WRITTEN PROBLEM
Set down the data below from its first line to the line holding "at (884, 1101)", inclusive; omit all pictures.

DATA EXTRACT
○ ○ ○
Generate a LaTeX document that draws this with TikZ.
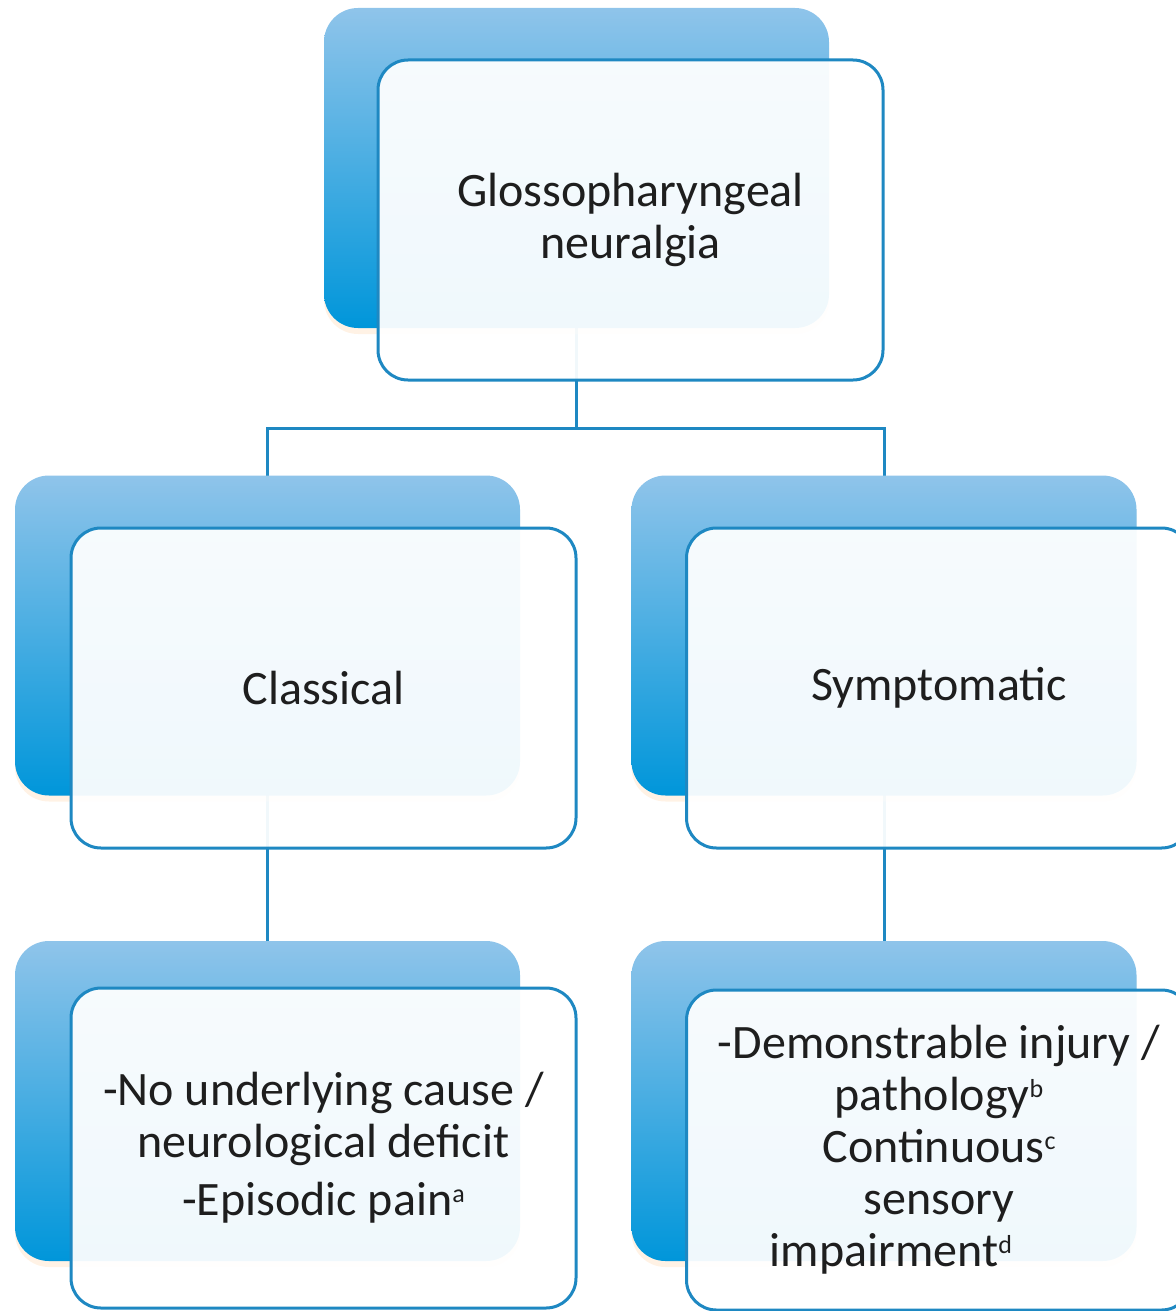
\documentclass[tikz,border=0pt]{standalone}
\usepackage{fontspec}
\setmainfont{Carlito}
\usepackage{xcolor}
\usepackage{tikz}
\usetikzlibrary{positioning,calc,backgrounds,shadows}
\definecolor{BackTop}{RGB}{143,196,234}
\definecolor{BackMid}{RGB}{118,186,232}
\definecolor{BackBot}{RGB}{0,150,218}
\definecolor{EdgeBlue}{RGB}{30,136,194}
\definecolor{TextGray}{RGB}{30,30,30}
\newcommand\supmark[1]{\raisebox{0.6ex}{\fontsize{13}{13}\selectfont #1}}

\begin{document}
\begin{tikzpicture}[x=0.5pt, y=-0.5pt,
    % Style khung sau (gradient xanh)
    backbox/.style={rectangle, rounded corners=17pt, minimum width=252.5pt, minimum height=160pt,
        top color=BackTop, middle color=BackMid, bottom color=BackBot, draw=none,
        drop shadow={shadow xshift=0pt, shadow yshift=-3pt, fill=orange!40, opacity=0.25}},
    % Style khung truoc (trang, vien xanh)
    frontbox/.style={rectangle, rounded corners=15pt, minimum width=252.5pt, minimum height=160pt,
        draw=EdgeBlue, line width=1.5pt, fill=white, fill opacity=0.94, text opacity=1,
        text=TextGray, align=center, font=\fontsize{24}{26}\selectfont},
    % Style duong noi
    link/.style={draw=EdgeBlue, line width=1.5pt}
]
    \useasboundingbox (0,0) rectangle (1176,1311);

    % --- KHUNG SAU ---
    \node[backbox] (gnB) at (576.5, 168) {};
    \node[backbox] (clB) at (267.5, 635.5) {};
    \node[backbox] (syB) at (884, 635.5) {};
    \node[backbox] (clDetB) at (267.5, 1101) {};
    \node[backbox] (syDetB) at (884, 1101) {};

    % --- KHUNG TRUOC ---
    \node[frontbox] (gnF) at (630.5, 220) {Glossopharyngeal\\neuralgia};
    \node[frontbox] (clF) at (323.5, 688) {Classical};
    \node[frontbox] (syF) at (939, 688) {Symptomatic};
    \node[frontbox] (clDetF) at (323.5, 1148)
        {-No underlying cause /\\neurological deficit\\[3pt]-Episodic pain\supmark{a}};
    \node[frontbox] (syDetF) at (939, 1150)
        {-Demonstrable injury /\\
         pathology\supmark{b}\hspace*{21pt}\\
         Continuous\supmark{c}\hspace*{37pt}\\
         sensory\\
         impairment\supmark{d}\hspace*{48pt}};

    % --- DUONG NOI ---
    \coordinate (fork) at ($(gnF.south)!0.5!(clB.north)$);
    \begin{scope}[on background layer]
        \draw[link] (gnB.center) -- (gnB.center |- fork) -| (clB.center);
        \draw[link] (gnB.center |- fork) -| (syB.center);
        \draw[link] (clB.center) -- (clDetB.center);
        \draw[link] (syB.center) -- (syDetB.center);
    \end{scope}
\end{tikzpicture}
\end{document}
○ ○ ○
REPLY
Generate a LaTeX document that draws this with TikZ.
\documentclass[tikz,border=0pt]{standalone}
\usepackage{fontspec}
\setmainfont{Carlito}
\usepackage{xcolor}
\usepackage{tikz}
\usetikzlibrary{positioning,calc,backgrounds,shadows}
\definecolor{BackTop}{RGB}{143,196,234}
\definecolor{BackMid}{RGB}{118,186,232}
\definecolor{BackBot}{RGB}{0,150,218}
\definecolor{EdgeBlue}{RGB}{30,136,194}
\definecolor{TextGray}{RGB}{30,30,30}
\newcommand\supmark[1]{\raisebox{0.6ex}{\fontsize{13}{13}\selectfont #1}}

\begin{document}
\begin{tikzpicture}[x=0.5pt, y=-0.5pt,
    % Style khung sau (gradient xanh)
    backbox/.style={rectangle, rounded corners=17pt, minimum width=252.5pt, minimum height=160pt,
        top color=BackTop, middle color=BackMid, bottom color=BackBot, draw=none,
        drop shadow={shadow xshift=0pt, shadow yshift=-3pt, fill=orange!40, opacity=0.25}},
    % Style khung truoc (trang, vien xanh)
    frontbox/.style={rectangle, rounded corners=15pt, minimum width=252.5pt, minimum height=160pt,
        draw=EdgeBlue, line width=1.5pt, fill=white, fill opacity=0.94, text opacity=1,
        text=TextGray, align=center, font=\fontsize{24}{26}\selectfont},
    % Style duong noi
    link/.style={draw=EdgeBlue, line width=1.5pt}
]
    \useasboundingbox (0,0) rectangle (1176,1311);

    % --- KHUNG SAU ---
    \node[backbox] (gnB) at (576.5, 168) {};
    \node[backbox] (clB) at (267.5, 635.5) {};
    \node[backbox] (syB) at (884, 635.5) {};
    \node[backbox] (clDetB) at (267.5, 1101) {};
    \node[backbox] (syDetB) at (884, 1101) {};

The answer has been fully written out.